See § 808.10 and Rule
809.62, Stats. |
This opinion is subject to further editing. If published, the official version will appear in the bound
volume of the Official Reports. |
No. 96-1243-CR
STATE OF WISCONSIN IN
COURT OF APPEALS
DISTRICT IV
STATE
OF WISCONSIN,
Plaintiff-Respondent,
v.
JOHN
T. MILLER,
Defendant-Appellant.
APPEAL
from a judgment of the circuit court for Dane County: DANIEL R. MOESER, Judge. Affirmed.
EICH,
C.J.[1] John T. Miller appeals his conviction of
driving while intoxicated (second offense).
He moved to dismiss the charge on double-jeopardy grounds, claiming that
the administrative suspension of his license[2]
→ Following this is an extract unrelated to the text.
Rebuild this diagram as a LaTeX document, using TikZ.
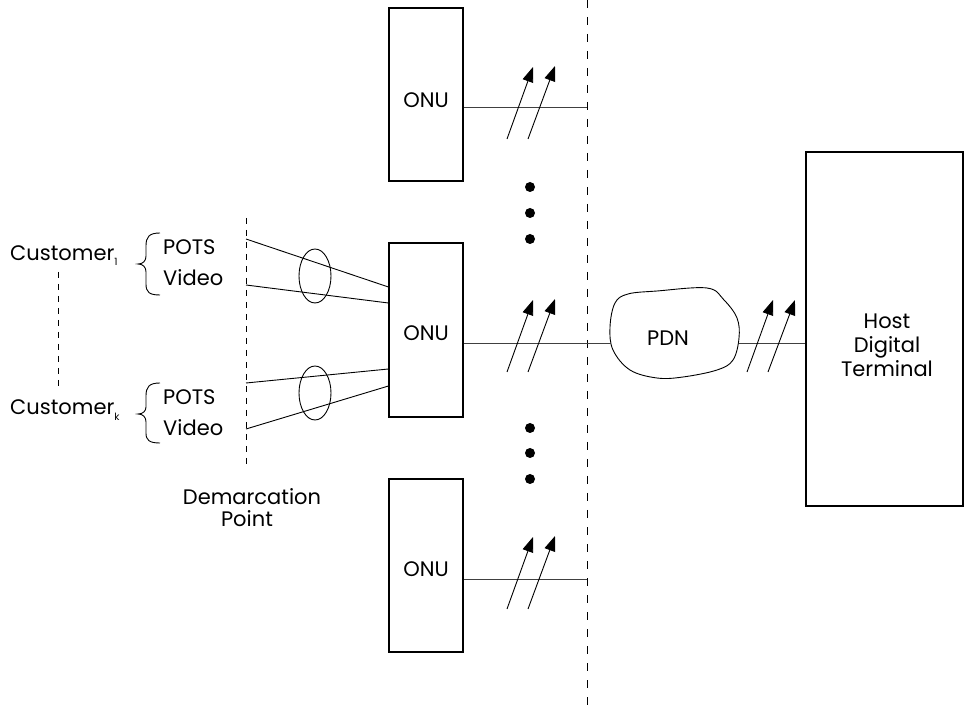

under the implied-consent law, § 343.305, Stats., bars his subsequent prosecution for driving while
intoxicated (or with a prohibited alcohol concentration). The trial court denied the motion, citing
our decision in State v. McMaster, 198 Wis.2d 542, 543 N.W.2d 499
(Ct. App. 1995), petition for review granted, ___ Wis.2d ___, 546 N.W.2d
468 (1996), in which we held that no such bar exists.
Miller's
appeal, apparently filed for the purpose of "preserving the issue for
further review," acknowledges the controlling effect of McMaster,
and we agree.
By
the Court.—Judgment affirmed.
This
opinion will not be published. See
Rule 809.23(1)(b)4, Stats.
[2] We note the assertion in the State's
brief—which Miller does not dispute in his reply brief—that, at a hearing on
his petition for administrative review of the notice of license suspension, the
examiner rescinded the suspension imposed by the arresting officer. As a result of that decision and the
thirty-day "hiatus" between the officer's notice of suspension and
actual suspension, the State says that Miller's license never was suspended:
the suspension "was rescinded before it went into effect."